# Look 565 vs. Look 585



## uscsig51 (May 7, 2006)

Is the $500.00 difference between the bottom brackets of the 565 vs. the 585 (aluminum vs. carbon) worth it? What ride differnces/quality are there between these two frames, if any? Is there a noticeble $500 advantage with the 585 or is it just marketing?


----------



## Woolbury (Oct 12, 2005)

I think the write up by Competitive Cyclist says it all-$500 to save 200g. 
However, when I bought my 585, by the time I priced it out the difference was down to less than $400. If you try to save 200g with bars, post, etc it could be easy to spend nearly this much money, and by the time you're looking at a $5k bike, it's pretty easy to just wince and go all the way. Excel Sports, who carries Look here in Colo, doesn't even carry the 565 for just this reason. I ultimately discarded the 565 as a choice because I didn't like the bold waffle weave look of the gloss black. But if the 565 fits the bill for you, it's going to be an awesome bike, I wouldn't hesitate.

Here's CC's write up:

_2006 has brought a significant simplification in the Look frameset line. In the past they've made as many as 8 or 9 different models, now they've narrowed things down to 5 models total. The sole new addition to the line for 2006 is the 565. You should think of the 565 as the ideal combination of Look's 2 best-selling frames from 2005, the 585 and the 555. How so? The front triangle of the 565 is identical to that of the 585 with one critical exception: Instead of the 585's carbon fiber bottom bracket shell , the 565 uses an aluminum one. You get the same tubing as the 585, as well as the same carbon fiber head lug and seat lug. It's simply a matter of the BB shell.

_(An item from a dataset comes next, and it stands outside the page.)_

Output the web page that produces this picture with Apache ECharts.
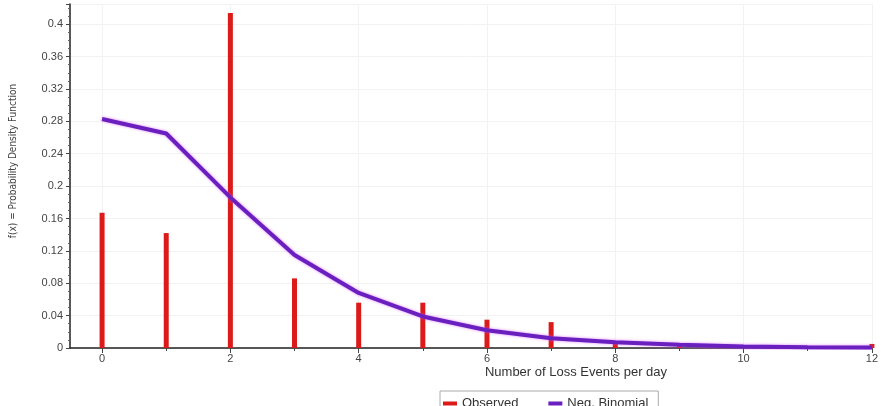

Its similarity to the 555 comes in the rear triangle. It is the same "High Modulus" HM seatstay and chainstay you see on the 555, not the lighter "Very High Modulus" VHM stays of the 585. Between the slight added weight of the BB shell and the stays, it makes the 565 weigh 200g more than the 585 -- roughly 1200g for a 53cm frame. Given that the 565 saves you $500 over the 585, it up to you to decide if there's value in paying $2.50 extra for each gram saved on the 585. The ride quality, stability, and durability characteristics between the 585 and 565 are identical. It simply comes down to those 200 grams_


----------



## SJMCS (May 3, 2006)

*diffs*

I believe the differences between the 585 and 565 go beyond the bb lug. The 565 uses HM tubes, the 585 uses VHM tubes. In addition, the 585 uses internally oval main tubes, making the ride a bit more compliant, but stiffer laterally. The 565 uses a more basic internally round tubeset.


----------